Protégé de Nelson Mandela qui l’avait distingué comme le plus prometteur de sa génération, le président sud-africain Cyril Ramaphosa, 71 ans, mise sur son maintien à la tête de l’Etat après les élections du 29 mai, si l’ANC, son parti historique, parvient à obtenir un score honorable.
Le Congrès national african (ANC) court le risque de perdre sa majorité absolue au Parlement, qui devra ensuite élire le président, selon les sondages les plus récents.
Certains prévoient un score aussi faible que 40% mais les analystes estiment qu’en dépit d’une désillusion croissante, nombre d’électeurs, une fois dans l’isoloir, voteront loyalement pour l’ANC, qui a défait l’apartheid et apporté la démocratie au pays.
Si l’ANC passe sous la barre des 50% de députés, il devra former un gouvernement de coalition pour se maintenir au pouvoir. Et à ce stade, aucune figure de l’ANC n’est venue contester la place de l’actuel président, affable et populaire.
En décembre 2022, le parti historique, divisé et en perte de vitesse, l’avait reconduit comme leader, l’adoubant pour un second mandat à la tête du pays, en dépit d’un scandale au parfum de corruption.
Un mois plus tôt, une commission parlementaire avait assuré qu’il pourrait avoir enfreint la loi : dans le cadre d’un cambriolage dans l’une de ses propriétés en 2020, de grosses liasses de dollars avaient été retrouvées cachées dans un canapé.
Il n’avait signalé le casse ni à la police ni au fisc, mais n’a pas été inculpé dans cette affaire. Mais très vite, une question s’était posée: peut-il rester à la tête du pays? Faute de successeur crédible, l’ANC avait imposé à ses élus un plein soutien, en dépit de nombreux tiraillements.
– « Faux super-héros » –
Cyril Ramaphosa a succédé au sulfureux Jacob Zuma en 2018, faisant de la lutte contre la corruption une priorité.
Mais le scandale de sa ferme de Phala Phala (nord-est) a fait « douter de sa probité et rappelle qu’il n’est pas un surhomme », souligne la politologue Susan Booysen, alors qu’il s’était forgé une image d' »icône du combat » anticorruption.

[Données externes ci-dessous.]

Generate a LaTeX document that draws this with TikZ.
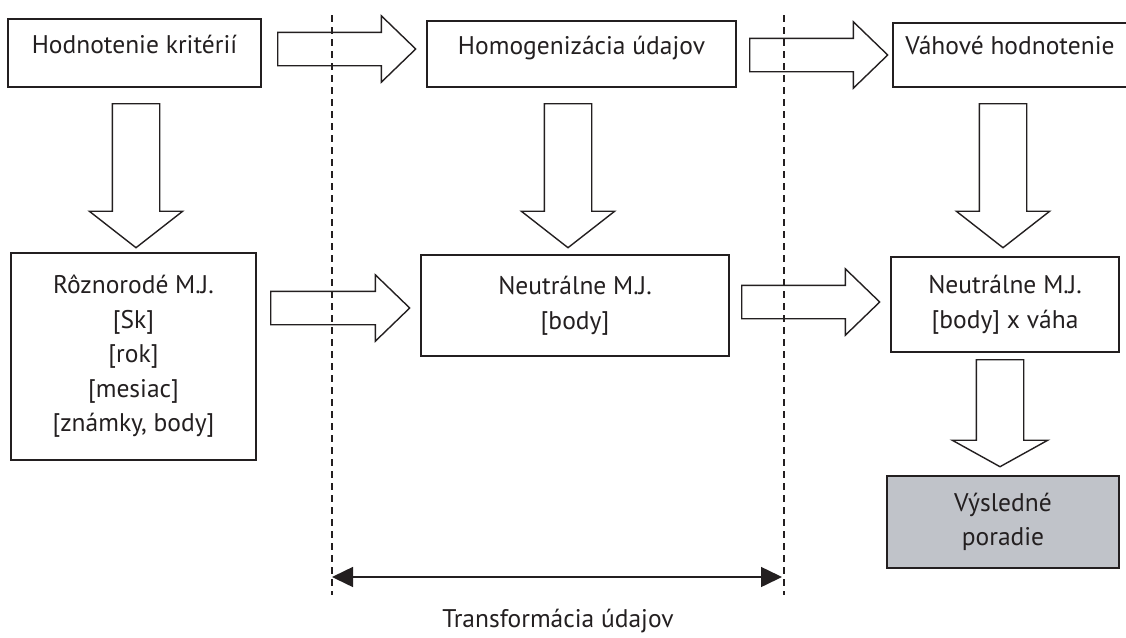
\documentclass[tikz,border=0pt]{standalone}
\usepackage{fontspec}
\setmainfont{PT Sans}
\usetikzlibrary{shapes.arrows}
\usetikzlibrary{arrows.meta}
\usetikzlibrary{positioning}
\definecolor{resultgray}{RGB}{192,195,201}
\definecolor{ink}{RGB}{35,31,32}
\tikzset{
  box/.style={draw=ink,line width=1.6pt,align=center,inner sep=0pt,text=ink,
    font=\fontsize{25.5}{34.5}\selectfont},
  raised/.style={text height=18pt,text depth=#1},
  fatright/.style={single arrow,draw=ink,line width=1.4pt,inner sep=16pt,
    minimum height=#1,minimum width=65pt,single arrow head extend=16.5pt,
    single arrow tip angle=88,anchor=tail},
  fatdown/.style={single arrow,draw=ink,line width=1.4pt,inner sep=23pt,
    minimum height=#1,minimum width=92pt,single arrow head extend=23pt,
    single arrow tip angle=104,shape border rotate=270,anchor=tail},
  divider/.style={draw=ink,line width=1.2pt,dash pattern=on 7pt off 5pt},
  span/.style={{Triangle[length=21pt,width=20pt]}-{Triangle[length=21pt,width=20pt]},
    draw=ink,line width=1.5pt}
}
\begin{document}
\begin{tikzpicture}[x=1pt,y=-1pt]
  \useasboundingbox (0,0) rectangle (1126,637);
  % upper row
  \node[box,raised=17pt,minimum width=253pt,minimum height=68pt] (crit) at (134.5,53) {Hodnotenie kritérií};
  \node[box,raised=18pt,minimum width=309pt,minimum height=66pt] (homog) at (581.5,54) {Homogenizácia údajov};
  \node[box,raised=20pt,minimum width=234pt,minimum height=64pt] (weigh) at (1010,55) {Váhové hodnotenie};
  % middle row
  \node[box,minimum width=245pt,minimum height=207pt] (mixed) at (133.5,356.5) {Rôznorodé M.J.\\ {[Sk]}\\ {[rok]}\\ {[mesiac]}\\ {[známky, body]}};
  \node[box,minimum width=308pt,minimum height=101pt] (neutral) at (575,305.5) {Neutrálne M.J.\\ {[body]}};
  \node[box,minimum width=228pt,minimum height=95pt] (weighted) at (1005,304.5) {Neutrálne M.J.\\ {[body] x váha}};
  % result
  \node[box,fill=resultgray,minimum width=232pt,minimum height=92pt] (result) at (1003,522) {Výsledné\\ poradie};
  % block arrows
  \node[fatright=138pt] (a1) at (277,49) {};
  \node[fatright=138pt] (a2) at (749,55) {};
  \node[fatright=139pt] (a3) at (270,308) {};
  \node[fatright=138pt] (a4) at (741,302) {};
  \node[fatdown=144pt] (d1) at (136,103) {};
  \node[fatdown=144pt] (d2) at (568,103) {};
  \node[fatdown=144pt] (d3) at (1003,103) {};
  \node[fatdown=107pt,minimum width=94pt,single arrow head extend=24pt,
    single arrow tip angle=122] (d4) at (1000,359) {};
  % dashed borders of the transformation
  \coordinate (lt) at (332,15);
  \coordinate (lb) at (332,595);
  \coordinate (rt) at (784,15);
  \coordinate (rb) at (784,595);
  \draw[divider] (lt) -- (lb);
  \draw[divider] (rt) -- (rb);
  \coordinate (sl) at (332,577);
  \coordinate (sr) at (782,577);
  \draw[span] (sl) -- (sr);
  \node[text=ink,font=\fontsize{25.5}{34.5}\selectfont] (transf) at (558,621) {Transformácia údajov};
\end{tikzpicture}
\end{document}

Fils de policier, Cyril Matamela Ramaphosa, né en 1952, a grandi à Soweto, foyer de la lutte contre l’apartheid. Parlant la plupart des douze langues officielles du pays, il a longtemps convoité la fonction suprême.
Étudiant en droit, il milite contre le régime raciste et passe onze mois à l’isolement en prison. Il se tourne vers le syndicalisme, rare moyen légal de contester l’apartheid. En 1982, il fonde le puissant syndicat des mineurs qui fait trembler le pouvoir blanc à coup de grèves massives.
A la sortie de prison en 1990 de l’icône Nelson Mandela, Ramaphosa rejoint ses équipes et contribue à la transition démocratique. Candidat à la présidence de l’ANC en 1999, le parti lui préfère Thabo Mbeki.
Il s’éloigne alors de la politique, se tourne vers les affaires et bénéficie de la politique d’émancipation économique des Noirs. Avec sa holding Shanduka, un temps propriétaire des licences locales de McDonald’s et Coca-Cola, il fait fortune, figurant parmi les Africains les plus riches du classement Forbes.
Marié trois fois – son épouse actuelle Tshepo Motsepe est la soeur du patron du football africain Patrice Motsepe -, ce père de cinq enfants nourrit une passion pour l’élevage de bovins rares, qui lui vaudra d’être surnommé « le buffle ».
Il revient en politique, d’abord comme vice-président de l’ANC en 2012, puis du président Zuma en 2014. Ce qui lui vaudra plus tard d’être critiqué pour être resté muet et ne pas avoir agi pendant cette période de corruption effarante.
Zapiro, caricaturiste le plus célèbre du pays, continue de le dessiner « sans colonne vertébrale ou en faux super-héros ».
Patient et fin négociateur, il prend enfin la tête de l’ANC en 2017. Une fois Zuma évincé l’année suivante, il prend les rênes du pays.
En dépit d’une forte popularité, il fait face aujourd’hui à un mécontentement croissant, nourri par le chômage, de fortes inégalités et des coupures d’électricité chroniques.